Le Morte d'Arthur

Reception

Until the discovery of the Winchester Manuscript in 1934 at Winchester College, the 1485 edition printed by William Caxton was considered the earliest known text of Le Morte d'Arthur and that closest to Malory's translation and compilation.[20] Modern editions are inevitably variable, changing a variety of spelling, grammar, and/or pronouns for the convenience of readers of modern English.

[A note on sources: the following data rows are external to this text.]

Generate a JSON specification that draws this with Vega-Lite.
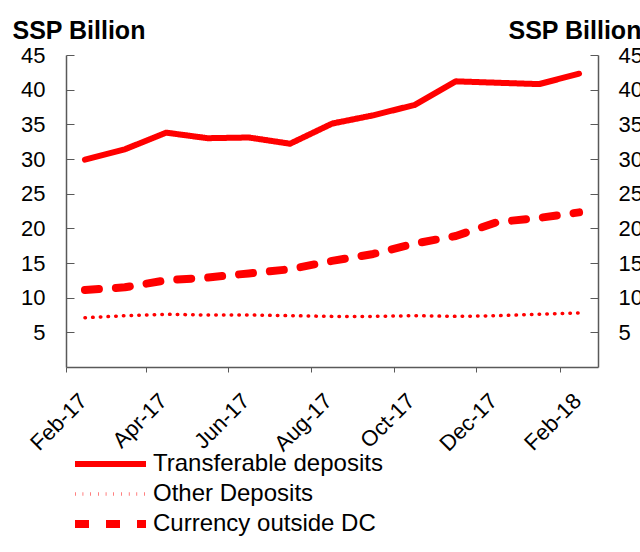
{
  "$schema": "https://vega.github.io/schema/vega-lite/v6.json",
  "width": 532,
  "height": 312,
  "autosize": "none",
  "padding": {"left": 66, "top": 55, "right": 42, "bottom": 185},
  "background": "white",
  "config": {"font": "Liberation Sans", "view": {"stroke": null}},
  "data": {
    "values": [
      {"month": "2017-02-01", "series": "Transferable deposits", "value": 29.9},
      {"month": "2017-03-01", "series": "Transferable deposits", "value": 31.4},
      {"month": "2017-04-01", "series": "Transferable deposits", "value": 33.8},
      {"month": "2017-05-01", "series": "Transferable deposits", "value": 33.0},
      {"month": "2017-06-01", "series": "Transferable deposits", "value": 33.1},
      {"month": "2017-07-01", "series": "Transferable deposits", "value": 32.2},
      {"month": "2017-08-01", "series": "Transferable deposits", "value": 35.1},
      {"month": "2017-09-01", "series": "Transferable deposits", "value": 36.3},
      {"month": "2017-10-01", "series": "Transferable deposits", "value": 37.8},
      {"month": "2017-11-01", "series": "Transferable deposits", "value": 41.2},
      {"month": "2017-12-01", "series": "Transferable deposits", "value": 41.0},
      {"month": "2018-01-01", "series": "Transferable deposits", "value": 40.8},
      {"month": "2018-02-01", "series": "Transferable deposits", "value": 42.3},
      {"month": "2017-02-01", "series": "Other Deposits", "value": 7.1},
      {"month": "2017-03-01", "series": "Other Deposits", "value": 7.4},
      {"month": "2017-04-01", "series": "Other Deposits", "value": 7.6},
      {"month": "2017-05-01", "series": "Other Deposits", "value": 7.5},
      {"month": "2017-06-01", "series": "Other Deposits", "value": 7.5},
      {"month": "2017-07-01", "series": "Other Deposits", "value": 7.4},
      {"month": "2017-08-01", "series": "Other Deposits", "value": 7.3},
      {"month": "2017-09-01", "series": "Other Deposits", "value": 7.3},
      {"month": "2017-10-01", "series": "Other Deposits", "value": 7.4},
      {"month": "2017-11-01", "series": "Other Deposits", "value": 7.3},
      {"month": "2017-12-01", "series": "Other Deposits", "value": 7.4},
      {"month": "2018-01-01", "series": "Other Deposits", "value": 7.6},
      {"month": "2018-02-01", "series": "Other Deposits", "value": 7.8},
      {"month": "2017-02-01", "series": "Currency outside DC", "value": 11.1},
      {"month": "2017-03-01", "series": "Currency outside DC", "value": 11.5},
      {"month": "2017-04-01", "series": "Currency outside DC", "value": 12.5},
      {"month": "2017-05-01", "series": "Currency outside DC", "value": 12.9},
      {"month": "2017-06-01", "series": "Currency outside DC", "value": 13.5},
      {"month": "2017-07-01", "series": "Currency outside DC", "value": 14.1},
      {"month": "2017-08-01", "series": "Currency outside DC", "value": 15.3},
      {"month": "2017-09-01", "series": "Currency outside DC", "value": 16.3},
      {"month": "2017-10-01", "series": "Currency outside DC", "value": 17.8},
      {"month": "2017-11-01", "series": "Currency outside DC", "value": 18.9},
      {"month": "2017-12-01", "series": "Currency outside DC", "value": 20.9},
      {"month": "2018-01-01", "series": "Currency outside DC", "value": 21.5},
      {"month": "2018-02-01", "series": "Currency outside DC", "value": 22.3}
    ]
  },
  "layer": [
    {
      "mark": {"type": "line", "strokeCap": "round", "strokeJoin": "round"},
      "encoding": {
        "x": {
          "field": "month",
          "timeUnit": "utcyearmonth",
          "type": "temporal",
          "bandPosition": 0.5,
          "scale": {"domain": [{"year": 2017, "month": 2, "date": 1, "utc": true}, {"year": 2018, "month": 3, "date": 1, "utc": true}]},
          "axis": {
            "values": [
              {"year": 2017, "month": 2, "date": 1, "utc": true},
              {"year": 2017, "month": 4, "date": 1, "utc": true},
              {"year": 2017, "month": 6, "date": 1, "utc": true},
              {"year": 2017, "month": 8, "date": 1, "utc": true},
              {"year": 2017, "month": 10, "date": 1, "utc": true},
              {"year": 2017, "month": 12, "date": 1, "utc": true},
              {"year": 2018, "month": 2, "date": 1, "utc": true}
            ],
            "format": "%b-%y",
            "labelAngle": -45,
            "labelAlign": "right",
            "labelBaseline": "middle",
            "labelFontSize": 22,
            "labelPadding": 25,
            "labelOffset": 17,
            "labelColor": "black",
            "labelFlush": false,
            "labelOverlap": false,
            "tickSize": 5,
            "tickColor": "#595959",
            "domainColor": "#595959",
            "domainWidth": 1.5,
            "grid": false,
            "title": null
          }
        },
        "y": {
          "field": "value",
          "type": "quantitative",
          "scale": {"domain": [0, 45], "nice": false},
          "axis": {
            "orient": "left",
            "values": [5, 10, 15, 20, 25, 30, 35, 40, 45],
            "tickSize": -8,
            "labelPadding": 29,
            "labelFontSize": 22,
            "labelColor": "black",
            "tickColor": "#595959",
            "domainColor": "#595959",
            "domainWidth": 1.5,
            "grid": false,
            "title": "SSP Billion",
            "titleAngle": 0,
            "titleAlign": "left",
            "titleBaseline": "alphabetic",
            "titleX": -54,
            "titleY": -17,
            "titleFontSize": 25,
            "titleFontWeight": "bold",
            "titleColor": "black"
          }
        },
        "color": {
          "field": "series",
          "type": "nominal",
          "scale": {"domain": ["Transferable deposits", "Other Deposits", "Currency outside DC"], "range": ["#FF0000", "#FF0000", "#FF0000"]},
          "legend": {
            "orient": "none",
            "legendX": 5,
            "legendY": 398,
            "title": null,
            "symbolType": "stroke",
            "symbolSize": 5041,
            "labelFontSize": 24,
            "labelColor": "black",
            "labelOffset": 3,
            "clipHeight": 22,
            "rowPadding": 6,
            "padding": 0,
            "labelLimit": 400
          }
        },
        "strokeDash": {
          "field": "series",
          "type": "nominal",
          "scale": {"domain": ["Transferable deposits", "Other Deposits", "Currency outside DC"], "range": [[1, 0], [0.5, 7.2], [14, 17]]},
          "legend": {
            "orient": "none",
            "legendX": 5,
            "legendY": 398,
            "title": null,
            "symbolType": "stroke",
            "symbolSize": 5041,
            "labelFontSize": 24,
            "labelColor": "black",
            "labelOffset": 3,
            "clipHeight": 22,
            "rowPadding": 6,
            "padding": 0,
            "labelLimit": 400
          }
        },
        "strokeWidth": {
          "field": "series",
          "type": "nominal",
          "scale": {"type": "ordinal", "domain": ["Transferable deposits", "Other Deposits", "Currency outside DC"], "range": [6, 3.5, 8]},
          "legend": {
            "orient": "none",
            "legendX": 5,
            "legendY": 398,
            "title": null,
            "symbolType": "stroke",
            "symbolSize": 5041,
            "labelFontSize": 24,
            "labelColor": "black",
            "labelOffset": 3,
            "clipHeight": 22,
            "rowPadding": 6,
            "padding": 0,
            "labelLimit": 400
          }
        }
      }
    },
    {
      "mark": {"type": "line", "strokeOpacity": 0},
      "encoding": {
        "x": {
          "field": "month",
          "timeUnit": "utcyearmonth",
          "type": "temporal",
          "bandPosition": 0.5
        },
        "y": {
          "field": "value",
          "type": "quantitative",
          "scale": {"domain": [0, 45], "nice": false},
          "axis": {
            "orient": "right",
            "values": [5, 10, 15, 20, 25, 30, 35, 40, 45],
            "tickSize": -8,
            "labelPadding": 28,
            "labelFontSize": 22,
            "labelColor": "black",
            "tickColor": "#595959",
            "domainColor": "#595959",
            "domainWidth": 1.5,
            "grid": false,
            "title": "SSP Billion",
            "titleAngle": 0,
            "titleAlign": "left",
            "titleBaseline": "alphabetic",
            "titleX": -90,
            "titleY": -17,
            "titleFontSize": 25,
            "titleFontWeight": "bold",
            "titleColor": "black"
          }
        },
        "detail": {"field": "series", "type": "nominal"}
      }
    }
  ],
  "resolve": {"scale": {"y": "independent"}, "axis": {"y": "independent"}}
}
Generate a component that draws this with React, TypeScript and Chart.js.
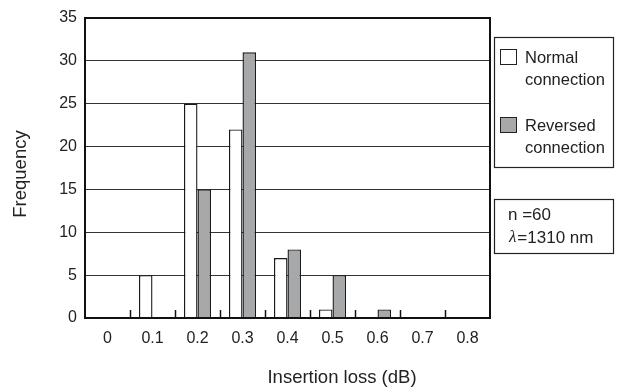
import React, { useEffect, useRef } from "react";
import { Chart, registerables } from "chart.js";

Chart.register(...registerables);

const categories = ["0", "0.1", "0.2", "0.3", "0.4", "0.5", "0.6", "0.7", "0.8"];
const normalValues = [0, 5, 25, 22, 7, 1, 0, 0, 0];
const reversedValues = [0, 0, 15, 31, 8, 5, 1, 0, 0];
const normalLabel = ["Normal", "connection"];
const reversedLabel = ["Reversed", "connection"];
const statsN = "n =60";
const statsLambda = "=1310 nm";
const xTitle = "Insertion loss (dB)";
const yTitle = "Frequency";

const FONT = "'Liberation Sans', Arial, sans-serif";
const TEXT = "#222";

const framePlugin = {
  id: "frameAndTicks",
  afterDatasetsDraw(chart: any) {
    const { ctx, chartArea } = chart;
    const xs = chart.scales.x;
    ctx.save();
    // inner tick marks between categories
    ctx.strokeStyle = "#111";
    ctx.lineWidth = 1.5;
    for (let i = 1; i < categories.length; i++) {
      const x = Math.round((xs.getPixelForValue(i - 1) + xs.getPixelForValue(i)) / 2) + 0.5;
      ctx.beginPath();
      ctx.moveTo(x, chartArea.bottom);
      ctx.lineTo(x, chartArea.bottom - 8);
      ctx.stroke();
    }
    // frame
    ctx.strokeStyle = "#111";
    ctx.lineWidth = 2;
    ctx.strokeRect(chartArea.left, chartArea.top, chartArea.right - chartArea.left, chartArea.bottom - chartArea.top);

    // axis titles
    ctx.fillStyle = TEXT;
    ctx.font = "18.5px " + FONT;
    ctx.textAlign = "center";
    ctx.textBaseline = "alphabetic";
    ctx.fillText(xTitle, 342, 383);
    ctx.save();
    ctx.translate(26, 174);
    ctx.rotate(-Math.PI / 2);
    ctx.fillText(yTitle, 0, 0);
    ctx.restore();

    // legend box
    const bx = chartArea.right + 4;
    const bw = 119;
    ctx.lineWidth = 1.2;
    ctx.strokeStyle = "#222";
    ctx.strokeRect(bx + 0.5, 37.5, bw, 130);
    const ds = chart.data.datasets;
    const items = [
      { y: 49, lines: normalLabel, ds: ds[0] },
      { y: 117, lines: reversedLabel, ds: ds[1] },
    ];
    ctx.font = "16.5px " + FONT;
    ctx.textBaseline = "middle";
    ctx.textAlign = "left";
    for (const it of items) {
      ctx.fillStyle = it.ds.backgroundColor;
      ctx.fillRect(bx + 6.5, it.y + 0.5, 16, 15);
      ctx.strokeStyle = "#222";
      ctx.lineWidth = 1;
      ctx.strokeRect(bx + 6.5, it.y + 0.5, 16, 15);
      ctx.fillStyle = TEXT;
      ctx.fillText(it.lines[0], bx + 31, it.y + 9);
      ctx.fillText(it.lines[1], bx + 31, it.y + 31);
    }

    // stats box
    ctx.lineWidth = 1.2;
    ctx.strokeStyle = "#222";
    ctx.strokeRect(bx + 0.5, 199.5, bw, 54);
    ctx.fillStyle = TEXT;
    ctx.font = "17px " + FONT;
    ctx.fillText(statsN, bx + 14, 215);
    ctx.font = "italic 17px 'Liberation Serif', 'Times New Roman', serif";
    ctx.fillText("\u03bb", bx + 15, 238);
    const lw = ctx.measureText("\u03bb").width;
    ctx.font = "17px " + FONT;
    ctx.fillText(statsLambda, bx + 15 + lw + 1, 238);
    ctx.restore();
  },
};

export default function App() {
  const ref = useRef<HTMLCanvasElement | null>(null);
  useEffect(() => {
    if (!ref.current) return;
    const chart = new Chart(ref.current, {
      type: "bar",
      data: {
        labels: categories,
        datasets: [
          {
            label: normalLabel.join(" "),
            data: normalValues,
            backgroundColor: "#ffffff",
            borderColor: "#1a1a1a",
            borderWidth: 1.4,
            categoryPercentage: 0.6,
            barPercentage: 1,
          },
          {
            label: reversedLabel.join(" "),
            data: reversedValues,
            backgroundColor: "#a7a8aa",
            borderColor: "#1a1a1a",
            borderWidth: 1.4,
            categoryPercentage: 0.6,
            barPercentage: 1,
          },
        ],
      },
      options: {
        animation: false,
        responsive: true,
        maintainAspectRatio: false,
        layout: { padding: { top: 18, right: 127, left: 0, bottom: 0 } },
        plugins: { legend: { display: false }, tooltip: { enabled: false } },
        scales: {
          x: {
            grid: { display: false, drawTicks: false },
            border: { display: false },
            ticks: { color: TEXT, font: { family: FONT, size: 16 }, padding: 11, maxRotation: 0 },
            afterFit: (s: any) => { s.height = 69; },
          },
          y: {
            min: 0,
            max: 35,
            ticks: { stepSize: 5, color: TEXT, font: { family: FONT, size: 16 }, padding: 8 },
            grid: { color: "#333", lineWidth: 1, drawTicks: false },
            border: { display: false },
            afterFit: (s: any) => { s.width = 85; },
          },
        },
      },
      plugins: [framePlugin],
    });
    return () => chart.destroy();
  }, []);
  return (
    <div style={{ position: "absolute", left: 0, top: 0, width: 617, height: 387, background: "#fff" }}>
      <canvas ref={ref} />
    </div>
  );
}
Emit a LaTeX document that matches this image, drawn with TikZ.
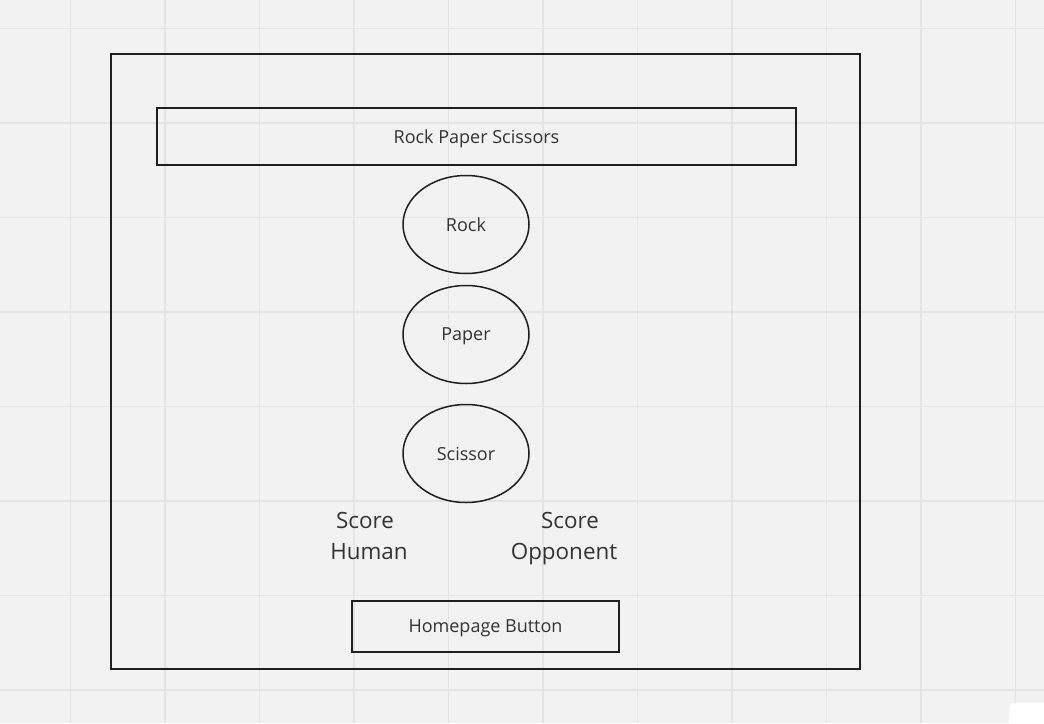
\documentclass[tikz,border=0pt]{standalone}
\usepackage{fontspec}
\setmainfont{Open Sans}
\usetikzlibrary{shapes.geometric}
\definecolor{board}{HTML}{F2F2F2}
\definecolor{gridline}{HTML}{E4E4E4}
\definecolor{ink}{HTML}{1F1F1F}
\definecolor{label}{HTML}{333333}
\tikzset{
  box/.style={draw=ink,line width=1.5pt,inner sep=0pt,text=label,text depth=0pt,font=\fontsize{18}{21}\selectfont},
  choice/.style={box,ellipse,minimum width=126pt,minimum height=98pt},
  score/.style={text=label,align=center,font=\fontsize{22.4}{31}\selectfont}
}
\begin{document}
\begin{tikzpicture}[x=1pt,y=-1pt]
  \fill[board] (0,0) rectangle (1044,723);
  \useasboundingbox (0,0) rectangle (1044,723);
  % grid
  \foreach \gx in {70.5,165,259.5,354,448.5,543,637.5,732,826.5,921,1015.5}
    \draw[gridline,line width=1.2pt] (\gx,0) -- (\gx,723);
  \foreach \gy in {28.5,123,217.5,312,406.5,501,595.5,690}
    \draw[gridline,line width=1.2pt] (0,\gy) -- (1044,\gy);
  \fill[white,rounded corners=5pt] (1009,703) rectangle (1060,740);
  % screen
  \node[box,minimum width=749pt,minimum height=615pt] (screen) at (485.5,361.5) {};
  \node[box,minimum width=639pt,minimum height=57pt] (title) at (476.5,136.5) {Rock Paper Scissors};
  \node[choice] (rock) at (466,224.5) {Rock};
  \node[choice] (paper) at (466,334.5) {Paper};
  \node[choice] (scissor) at (466,453.5) {Scissor};
  \node[score] (human) at (369,538) {\hspace*{-8pt}Score\strut\\Human\strut};
  \node[score] (opponent) at (564,538) {\hspace*{12pt}Score\strut\\Opponent\strut};
  \node[box,minimum width=267pt,minimum height=51pt] (home) at (485.5,626.5) {Homepage Button};
\end{tikzpicture}
\end{document}
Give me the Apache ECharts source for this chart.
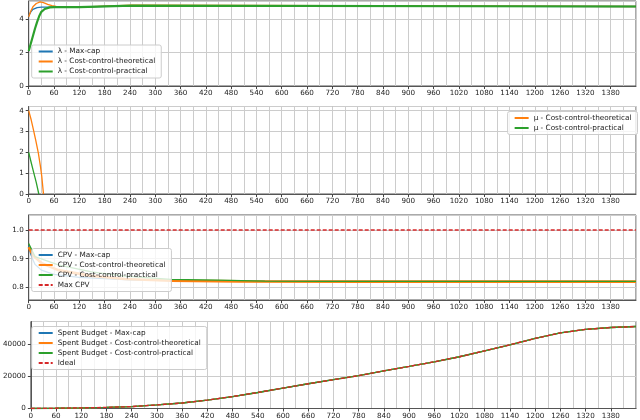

The Arthurian characters and tales act like litmus, responding to the issues, aspirations, and anxieties of readerships in every different time and place that they touch. But Arthurian narratives can also act on the cultures that reproduce them, whether expressing an idealizing national wish about the "Camelot" Kennedy administration in the early 1960s, or articulating English King Edward I's symbolic kinship with the Welsh in hopes of military advantage in the late 1200s...

—Bryan (1994), p.x[21]

These and other controversies [providential historiography vs. Christian penance, courtly love vs. adultery] operating within the accumulation of tales and genres lend some force, ironically, to Caxton's claim that readers should look to this text for moral example. Caxton instructed readers of this narrative of knights' adventures to "Doo after the good and leve the evyl, and it shal brynge you to good fame and renommee." It is ultimately the enormous complexity of conflicting demands that will engage moral sensibilities of readers of this text.

—Bryan, p.xii.[4]

I think my sense of right and wrong, my feeling of noblesse oblige, and any thought I may have against the oppressor and for the oppressed came from [Le Morte d'Arthur]....It did not seem strange to me that Uther Pendragon wanted the wife of his vassal and took her by trickery. I was not frightened to find that there were evil knights, as well as noble ones. In my own town there were men who wore the clothes of virtue whom I knew to be bad....If I could not choose my way at the crossroads of love and loyalty, neither could Lancelot. I could understand the darkness of Mordred because he was in me too; and there was some Galahad in me, but perhaps not enough. The Grail feeling was there, however, deep-planted, and perhaps always will be.